The cotton industry moves relatively slower than the man-made fiber industry. Man-made fiber industries, by virtue of the fact they are produced in a factory, are committed to innovation and technology and are also very customer-centric. Customers are at the centre of their planning and development systems. While the cotton industry is constrained by a plethora of institutions, the man-made fiber sector is not as institution-heavy.

Man-made fibers offer flexibility. They offer stretch, which is what consumers have come to expect from their clothing. Man-made fabrics are now very breathable and pleasant to wear. Synthetics have several advantages over their natural rival: without the threat of weather or disease, quality and supplies are more consistent, prices are more stable and technology has cut costs and increased efficiency.

A company in Sweden has developed the world's first garment made entirely from recycled cotton. A Japanese company has developed a similar technology that polymerises polyester, turns it into polyester chips and then turns those chips into new fibers of equal quality. The result is a new polyester fabric that’s just as good as the fabric in the discarded clothes. The process reduces Co2 emissions by 77 per cent compared to polyester made from petroleum. Though the new garments do require non-recycled content  the process also reduces the consumption of petroleum, the raw material from which polyester is made. 

The prospect of clothes recycling makes fast fashion an attractive trend. The Swedish cotton recycling scores particularly well as it uses no new ingredients other than timber, whose cellulose fibers can be added to the existing cotton ones. But recycling of fabric often involves dangerous materials such as heavy metals. And because rayon is much harder to recycle than cotton, the recycling doesn't go full circle. It’s thought a better approach is to compost the clothes. Valuable nutrients could be added to clothes, which would benefit the soil when the garments are composted.

A vision is that clothes recycling will take a route similar to paper recycling. Early on in paper recycling, only a small share of paper was recycled. Now most paper is recycled and yields good results. The same thing could happen to fabric.
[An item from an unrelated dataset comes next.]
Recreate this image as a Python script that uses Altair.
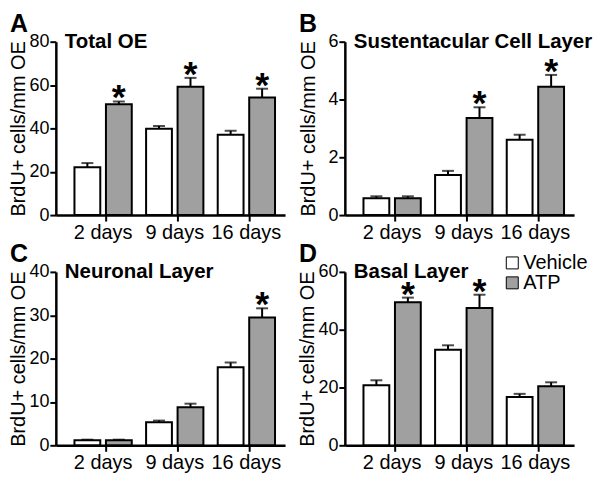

The All Pakistan Textile Mills Association (APTMA) is apprehending large-scale bankruptcies if energy security and affordability issues are not addressed on a war footing. Serious energy supply constraints have already led to forced closures of production capacities by 40 to 50 per cent, says APTMA. It fears the industry would be unable to procure the cotton crop already arriving in the market if the issues are not addressed immediately.

Against a target of $16 billion, Pakistan’s textile industry exports closed at $13 billion during the outgoing fiscal year. One reason is the limited energy supply, to the Punjab-based textile mills that constitute 70 per cent of the total textile industry in Pakistan. 

Exports of both yarn and fabric registered 26 and 35 per cent decline in quantity terms, respectively, during the last three months. It further triggered serious supply chain issues for the value-added sector right from knitting to woven to bed linen, which consequently failed to avail of the GSP Plus facility from the EU.

APTMA has urged the government to ensure uninterrupted electricity supply to industry and expedite sales tax refunds. It also says the US should be pursued for market access facility in line with the GSP Plus facility from the EU.